_GOAL:_
Reproduce the full listing below unchanged, apart from the pictures.

_DATA PROVIDED:_
━━━━━━━━

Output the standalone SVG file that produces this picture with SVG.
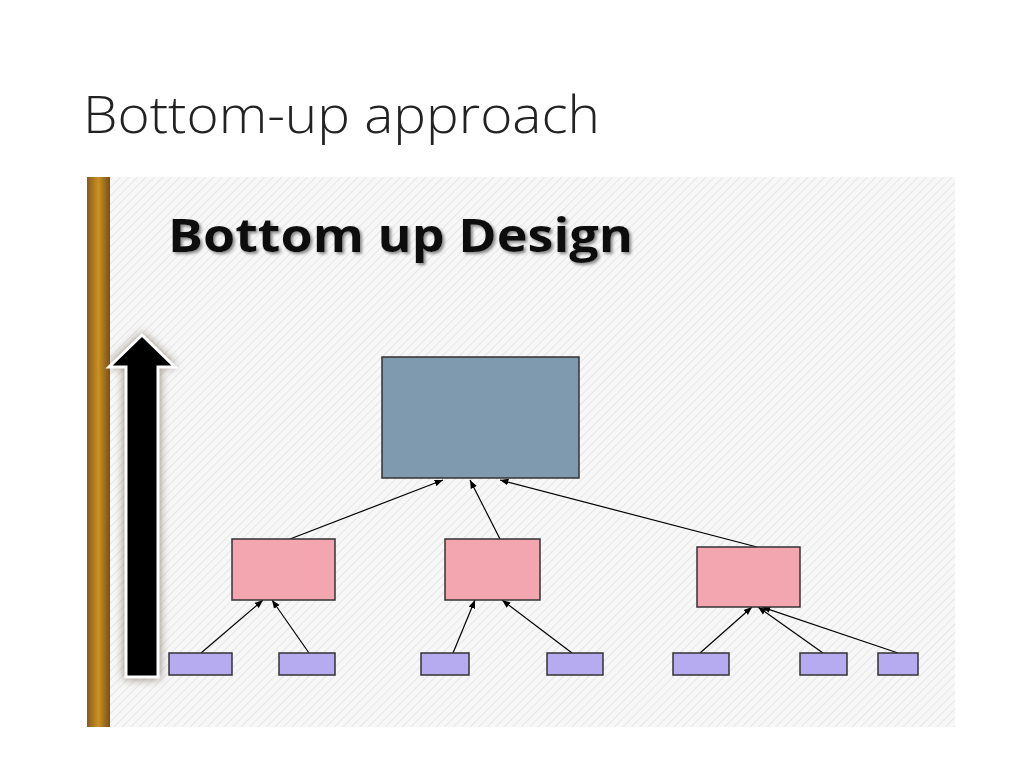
<svg xmlns="http://www.w3.org/2000/svg" width="1024" height="768" viewBox="0 0 1024 768">
<defs>
<pattern id="hatch" width="6" height="6" patternUnits="userSpaceOnUse" patternTransform="rotate(45)">
<rect width="6" height="6" fill="#f7f7f7"/><line x1="0" y1="0" x2="0" y2="6" stroke="#e6e6e6" stroke-width="2"/>
</pattern>
<linearGradient id="wood" x1="0" y1="0" x2="1" y2="0">
<stop offset="0" stop-color="#8a5a1c"/><stop offset="0.5" stop-color="#c99222"/><stop offset="1" stop-color="#7a4e18"/>
</linearGradient>
<filter id="glow" x="-50%" y="-10%" width="200%" height="120%"><feGaussianBlur stdDeviation="5"/></filter>
<filter id="ts"><feDropShadow dx="2" dy="2" stdDeviation="1.5" flood-color="#888"/></filter>
<marker id="ah" viewBox="0 0 10 10" refX="10" refY="5" markerWidth="7" markerHeight="7" orient="auto"><path d="M0,1 L10,5 L0,9 z" fill="#000"/></marker>
<style>
.e{stroke:#000;stroke-width:1.2;fill:none;marker-end:url(#ah)}
.p{fill:#f4a6b0;stroke:#333;stroke-width:1.5}
.l{fill:#b6aaf0;stroke:#333;stroke-width:1.5}
</style>
</defs>
<rect width="1024" height="768" fill="#fff"/>
<text x="83" y="133" font-family="Open Sans, Liberation Sans, sans-serif" font-weight="300" font-size="52" fill="#222" textLength="517" lengthAdjust="spacingAndGlyphs">Bottom-up approach</text>
<rect x="110" y="177" width="845" height="550" fill="url(#hatch)"/>
<rect x="87" y="177" width="23" height="550" fill="url(#wood)"/>
<text x="168" y="252" font-family="Open Sans, Liberation Sans, sans-serif" font-weight="bold" font-size="46" fill="#111" filter="url(#ts)" textLength="465" lengthAdjust="spacingAndGlyphs">Bottom up Design</text>
<g id="uparrow">
<path d="M142,333 L177,367 L160,367 L160,679 L124,679 L124,367 L107,367 Z" fill="#7a6a5a" filter="url(#glow)" opacity="0.8"/>
<path d="M142,335 L175,367 L158,367 L158,677 L126,677 L126,367 L109,367 Z" fill="#000" stroke="#fff" stroke-width="3"/>
</g>
<g id="connectors">
<line class="e" x1="290" y1="539" x2="443" y2="480"/>
<line class="e" x1="500" y1="539" x2="470" y2="480"/>
<line class="e" x1="757" y1="547" x2="500" y2="480"/>
<line class="e" x1="201" y1="653" x2="263" y2="600"/>
<line class="e" x1="309" y1="653" x2="272" y2="600"/>
<line class="e" x1="453" y1="653" x2="475" y2="600"/>
<line class="e" x1="572" y1="653" x2="502" y2="600"/>
<line class="e" x1="700" y1="653" x2="752" y2="607"/>
<line class="e" x1="823" y1="653" x2="758" y2="607"/>
<line class="e" x1="898" y1="653" x2="762" y2="607"/>
</g>
<g id="root"><rect x="382" y="357" width="197" height="121" fill="#7f9aae" stroke="#333" stroke-width="1.5"/></g>
<g id="m1"><rect class="p" x="232" y="539" width="103" height="61"/></g>
<g id="m2"><rect class="p" x="445" y="539" width="95" height="61"/></g>
<g id="m3"><rect class="p" x="697" y="547" width="103" height="60"/></g>
<g id="l1"><rect class="l" x="169" y="653" width="63" height="22"/></g>
<g id="l2"><rect class="l" x="279" y="653" width="56" height="22"/></g>
<g id="l3"><rect class="l" x="421" y="653" width="48" height="22"/></g>
<g id="l4"><rect class="l" x="547" y="653" width="56" height="22"/></g>
<g id="l5"><rect class="l" x="673" y="653" width="56" height="22"/></g>
<g id="l6"><rect class="l" x="800" y="653" width="47" height="22"/></g>
<g id="l7"><rect class="l" x="878" y="653" width="40" height="22"/></g>
</svg>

━━━━━━━━

_SOLUTION FOR THIS TASK:_
Output the standalone SVG file that produces this picture with SVG.
<svg xmlns="http://www.w3.org/2000/svg" width="1024" height="768" viewBox="0 0 1024 768">
<defs>
<pattern id="hatch" width="6" height="6" patternUnits="userSpaceOnUse" patternTransform="rotate(45)">
<rect width="6" height="6" fill="#f7f7f7"/><line x1="0" y1="0" x2="0" y2="6" stroke="#e6e6e6" stroke-width="2"/>
</pattern>
<linearGradient id="wood" x1="0" y1="0" x2="1" y2="0">
<stop offset="0" stop-color="#8a5a1c"/><stop offset="0.5" stop-color="#c99222"/><stop offset="1" stop-color="#7a4e18"/>
</linearGradient>
<filter id="glow" x="-50%" y="-10%" width="200%" height="120%"><feGaussianBlur stdDeviation="5"/></filter>
<filter id="ts"><feDropShadow dx="2" dy="2" stdDeviation="1.5" flood-color="#888"/></filter>
<marker id="ah" viewBox="0 0 10 10" refX="10" refY="5" markerWidth="7" markerHeight="7" orient="auto"><path d="M0,1 L10,5 L0,9 z" fill="#000"/></marker>
<style>
.e{stroke:#000;stroke-width:1.2;fill:none;marker-end:url(#ah)}
.p{fill:#f4a6b0;stroke:#333;stroke-width:1.5}
.l{fill:#b6aaf0;stroke:#333;stroke-width:1.5}
</style>
</defs>
<rect width="1024" height="768" fill="#fff"/>
<text x="83" y="133" font-family="Open Sans, Liberation Sans, sans-serif" font-weight="300" font-size="52" fill="#222" textLength="517" lengthAdjust="spacingAndGlyphs">Bottom-up approach</text>
<rect x="110" y="177" width="845" height="550" fill="url(#hatch)"/>
<rect x="87" y="177" width="23" height="550" fill="url(#wood)"/>
<text x="168" y="252" font-family="Open Sans, Liberation Sans, sans-serif" font-weight="bold" font-size="46" fill="#111" filter="url(#ts)" textLength="465" lengthAdjust="spacingAndGlyphs">Bottom up Design</text>
<g id="uparrow">
<path d="M142,333 L177,367 L160,367 L160,679 L124,679 L124,367 L107,367 Z" fill="#7a6a5a" filter="url(#glow)" opacity="0.8"/>
<path d="M142,335 L175,367 L158,367 L158,677 L126,677 L126,367 L109,367 Z" fill="#000" stroke="#fff" stroke-width="3"/>
</g>
<g id="connectors">
<line class="e" x1="290" y1="539" x2="443" y2="480"/>
<line class="e" x1="500" y1="539" x2="470" y2="480"/>
<line class="e" x1="757" y1="547" x2="500" y2="480"/>
<line class="e" x1="201" y1="653" x2="263" y2="600"/>
<line class="e" x1="309" y1="653" x2="272" y2="600"/>
<line class="e" x1="453" y1="653" x2="475" y2="600"/>
<line class="e" x1="572" y1="653" x2="502" y2="600"/>
<line class="e" x1="700" y1="653" x2="752" y2="607"/>
<line class="e" x1="823" y1="653" x2="758" y2="607"/>
<line class="e" x1="898" y1="653" x2="762" y2="607"/>
</g>
<g id="root"><rect x="382" y="357" width="197" height="121" fill="#7f9aae" stroke="#333" stroke-width="1.5"/></g>
<g id="m1"><rect class="p" x="232" y="539" width="103" height="61"/></g>
<g id="m2"><rect class="p" x="445" y="539" width="95" height="61"/></g>
<g id="m3"><rect class="p" x="697" y="547" width="103" height="60"/></g>
<g id="l1"><rect class="l" x="169" y="653" width="63" height="22"/></g>
<g id="l2"><rect class="l" x="279" y="653" width="56" height="22"/></g>
<g id="l3"><rect class="l" x="421" y="653" width="48" height="22"/></g>
<g id="l4"><rect class="l" x="547" y="653" width="56" height="22"/></g>
<g id="l5"><rect class="l" x="673" y="653" width="56" height="22"/></g>
<g id="l6"><rect class="l" x="800" y="653" width="47" height="22"/></g>
<g id="l7"><rect class="l" x="878" y="653" width="40" height="22"/></g>
</svg>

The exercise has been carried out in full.